| PROVIDED MATERIAL |
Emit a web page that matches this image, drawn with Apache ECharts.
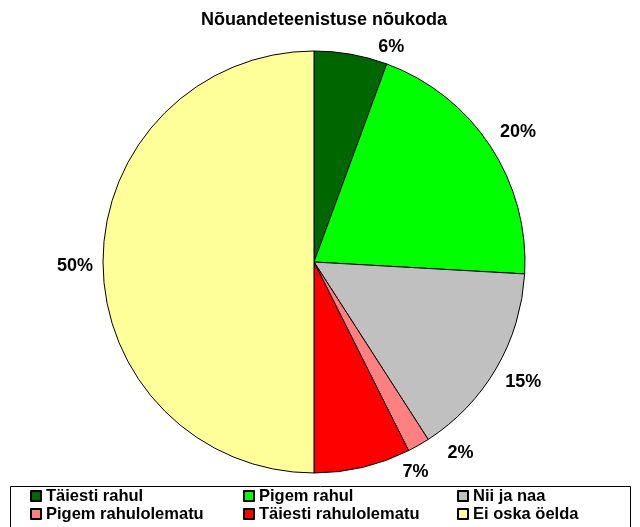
<!DOCTYPE html>
<html>
<head>
<meta charset="utf-8">
<script src="https://cdn.jsdelivr.net/npm/echarts@6/dist/echarts.min.js"></script>
<style>
  html, body { margin: 0; padding: 0; background: #fff; }
  #chart { width: 640px; height: 527px; }
</style>
</head>
<body>
<div id="chart"></div>
<script>
const names = ['Täiesti rahul', 'Pigem rahul', 'Nii ja naa', 'Pigem rahulolematu', 'Täiesti rahulolematu', 'Ei oska öelda']
const shares = [5.6, 20.3, 15.0, 1.7, 7.4, 50.0]
const colors = ['#006600', '#00ff00', '#c0c0c0', '#ff8080', '#ff0000', '#ffff99']

// legend columns as in the original (two rows, three columns)
const legendCols = [
    [names[0], names[3]],
    [names[1], names[4]],
    [names[2], names[5]]
]
const legendLeft = [30, 243, 457]

// nudges for the percent labels, Excel put them a bit off the radial line
const labelNudge = [[21, 1], [-2, -10], [-3, 10], [20, 1], [33, -3], [3, 4]]

const font = "'Liberation Sans', Arial, sans-serif"

const chart = echarts.init(document.getElementById('chart'))

const option = {
    animation: false,
    color: colors,
    title: {
        text: 'Nõuandeteenistuse nõukoda',
        left: 324,
        top: 11,
        textAlign: 'center',
        padding: 0,
        textStyle: { fontFamily: font, fontSize: 18, fontWeight: 'bold', color: '#000' }
    },
    legend: legendCols.map((col, i) => ({
        orient: 'vertical',
        left: legendLeft[i],
        top: 487,
        padding: 0,
        itemGap: 0,
        itemWidth: 10,
        itemHeight: 10,
        icon: 'rect',
        selectedMode: false,
        data: col,
        textStyle: { fontFamily: font, fontSize: 16.5, fontWeight: 'bold', color: '#000', lineHeight: 18 }
    })),
    graphic: [{
        type: 'rect',
        shape: { x: 10.5, y: 486.5, width: 620, height: 60 },
        style: { fill: 'none', stroke: '#000', lineWidth: 1 },
        silent: true
    }],
    series: [{
        type: 'pie',
        center: [314, 262],
        radius: 211,
        startAngle: 90,
        clockwise: true,
        avoidLabelOverlap: false,
        itemStyle: { borderColor: '#000', borderWidth: 1 },
        label: {
            show: true,
            position: 'outside',
            fontFamily: font,
            fontSize: 18,
            fontWeight: 'bold',
            color: '#000',
            formatter: p => Math.round(p.percent) + '%'
        },
        labelLine: { show: false, length: 8, length2: 0 },
        emphasis: { disabled: true },
        data: names.map((n, i) => ({
            name: n,
            value: shares[i],
            label: { offset: labelNudge[i] }
        }))
    }]
}

chart.setOption(option)
</script>
</body>
</html>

| REQUIREMENT |
Restate the whole listing above exactly, except for its images.

| COMPLETED TASK |
Emit a web page that matches this image, drawn with Apache ECharts.
<!DOCTYPE html>
<html>
<head>
<meta charset="utf-8">
<script src="https://cdn.jsdelivr.net/npm/echarts@6/dist/echarts.min.js"></script>
<style>
  html, body { margin: 0; padding: 0; background: #fff; }
  #chart { width: 640px; height: 527px; }
</style>
</head>
<body>
<div id="chart"></div>
<script>
const names = ['Täiesti rahul', 'Pigem rahul', 'Nii ja naa', 'Pigem rahulolematu', 'Täiesti rahulolematu', 'Ei oska öelda']
const shares = [5.6, 20.3, 15.0, 1.7, 7.4, 50.0]
const colors = ['#006600', '#00ff00', '#c0c0c0', '#ff8080', '#ff0000', '#ffff99']

// legend columns as in the original (two rows, three columns)
const legendCols = [
    [names[0], names[3]],
    [names[1], names[4]],
    [names[2], names[5]]
]
const legendLeft = [30, 243, 457]

// nudges for the percent labels, Excel put them a bit off the radial line
const labelNudge = [[21, 1], [-2, -10], [-3, 10], [20, 1], [33, -3], [3, 4]]

const font = "'Liberation Sans', Arial, sans-serif"

const chart = echarts.init(document.getElementById('chart'))

const option = {
    animation: false,
    color: colors,
    title: {
        text: 'Nõuandeteenistuse nõukoda',
        left: 324,
        top: 11,
        textAlign: 'center',
        padding: 0,
        textStyle: { fontFamily: font, fontSize: 18, fontWeight: 'bold', color: '#000' }
    },
    legend: legendCols.map((col, i) => ({
        orient: 'vertical',
        left: legendLeft[i],
        top: 487,
        padding: 0,
        itemGap: 0,
        itemWidth: 10,
        itemHeight: 10,
        icon: 'rect',
        selectedMode: false,
        data: col,
        textStyle: { fontFamily: font, fontSize: 16.5, fontWeight: 'bold', color: '#000', lineHeight: 18 }
    })),
    graphic: [{
        type: 'rect',
        shape: { x: 10.5, y: 486.5, width: 620, height: 60 },
        style: { fill: 'none', stroke: '#000', lineWidth: 1 },
        silent: true
    }],
    series: [{
        type: 'pie',
        center: [314, 262],
        radius: 211,
        startAngle: 90,
        clockwise: true,
        avoidLabelOverlap: false,
        itemStyle: { borderColor: '#000', borderWidth: 1 },
        label: {
            show: true,
            position: 'outside',
            fontFamily: font,
            fontSize: 18,
            fontWeight: 'bold',
            color: '#000',
            formatter: p => Math.round(p.percent) + '%'
        },
        labelLine: { show: false, length: 8, length2: 0 },
        emphasis: { disabled: true },
        data: names.map((n, i) => ({
            name: n,
            value: shares[i],
            label: { offset: labelNudge[i] }
        }))
    }]
}

chart.setOption(option)
</script>
</body>
</html>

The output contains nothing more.